What Is the Harmonic Series?
The harmonic series is the sequence of frequencies that are integer multiples of a single base tone called the fundamental frequency (\(f_1\)). When a string, air column, or other resonant body vibrates, it produces not only the fundamental but also a series of overtones — the 2nd, 3rd, 4th harmonics and beyond. These harmonics give each instrument its characteristic timbre and are central to music theory, acoustics, and physics.
How to Use This Calculator
Enter the fundamental frequency in hertz (Hz) — for example 440 Hz, the standard pitch A4. Then enter the harmonic number \(n\), where \(n = 1\) is the fundamental, \(n = 2\) is the first overtone (one octave up), \(n = 3\) is the second overtone, and so on. The calculator instantly returns the frequency of that harmonic.
The Formula Explained
The relationship is beautifully simple: $$f_n = n \times f_1$$ The nth harmonic's frequency is just the fundamental multiplied by the whole number \(n\). Because the spacing is linear in \(n\) but pitch is logarithmic, the gap between consecutive harmonics shrinks musically as you climb the series — the octave (1→2) is large, while 7→8 is a small step.
Worked Example
Suppose the fundamental frequency is 220 Hz (A3) and you want the 3rd harmonic. Then $$f_3 = 3 \times 220 = 660 \text{ Hz}$$ That note is close to E5, which is why the 3rd harmonic corresponds musically to a perfect fifth above the octave.
FAQ
Is the fundamental a harmonic? Yes — the fundamental is the 1st harmonic (\(n = 1\)), so \(f_1 = 1 \times f_1\).

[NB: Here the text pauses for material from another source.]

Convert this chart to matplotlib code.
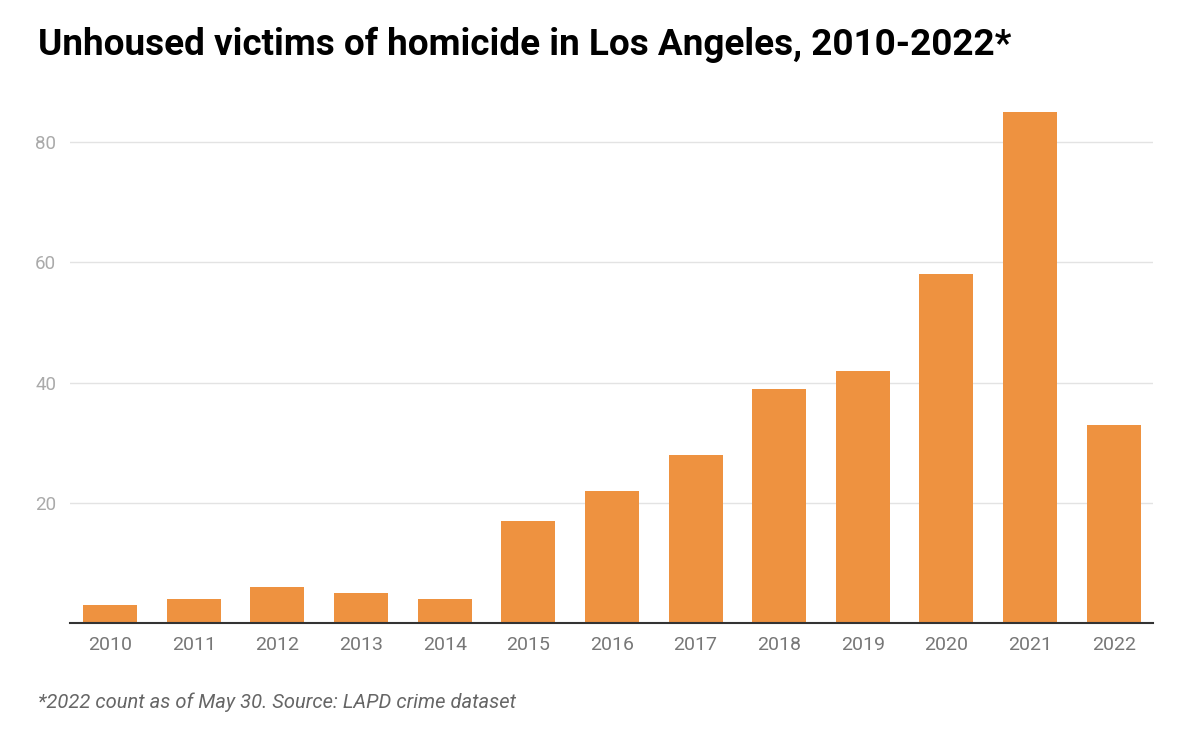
import matplotlib.pyplot as plt

plt.rcParams['font.family'] = ['Roboto', 'DejaVu Sans']

years = ['2010', '2011', '2012', '2013', '2014', '2015', '2016',
         '2017', '2018', '2019', '2020', '2021', '2022']
victims = [3, 4, 6, 5, 4, 17, 22, 28, 39, 42, 58, 85, 33]
yticks = [20, 40, 60, 80]

fig = plt.figure(figsize=(12, 7.43), dpi=100)
ax = fig.add_axes([70 / 1200, 1 - 623 / 743, (1153 - 70) / 1200, (623 - 94) / 743])

x = range(len(years))
ax.bar(x, victims, width=0.645, color='#ee9240', zorder=2)

ax.set_xlim(-0.48, len(years) - 0.53)
ax.set_ylim(0, 88)
ax.set_yticks(yticks)
ax.set_yticklabels([str(t) for t in yticks], color='#aaaaaa', fontsize=13.5)
ax.set_xticks(list(x))
ax.set_xticklabels(years, color='#777777', fontsize=14)
ax.tick_params(axis='both', length=0)
ax.tick_params(axis='y', pad=10)
ax.tick_params(axis='x', pad=9)
ax.grid(axis='y', color='#e3e3e3', linewidth=1, zorder=0)

for side in ['top', 'right', 'left']:
    ax.spines[side].set_visible(False)
ax.spines['bottom'].set_color('#333333')
ax.spines['bottom'].set_linewidth(1.5)
ax.spines['bottom'].set_zorder(3)

fig.text(38 / 1200, 1 - 45 / 743, 'Unhoused victims of homicide in Los Angeles, 2010-2022*',
         fontsize=26.6, fontweight='bold', color='#000000', va='center', ha='left')
fig.text(38 / 1200, 1 - 702 / 743, '*2022 count as of May 30. Source: LAPD crime dataset',
         fontsize=14.5, style='italic', color='#666666', va='center', ha='left')

fig.savefig('out.png', dpi=100)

What is the difference between a harmonic and an overtone? Overtones are numbered starting above the fundamental: the 1st overtone is the 2nd harmonic. Harmonics are numbered from the fundamental itself.
Does this work for any waveform? The formula gives the ideal harmonic frequencies for a perfectly harmonic source. Real instruments may show slight inharmonicity, but this calculator gives the theoretical values.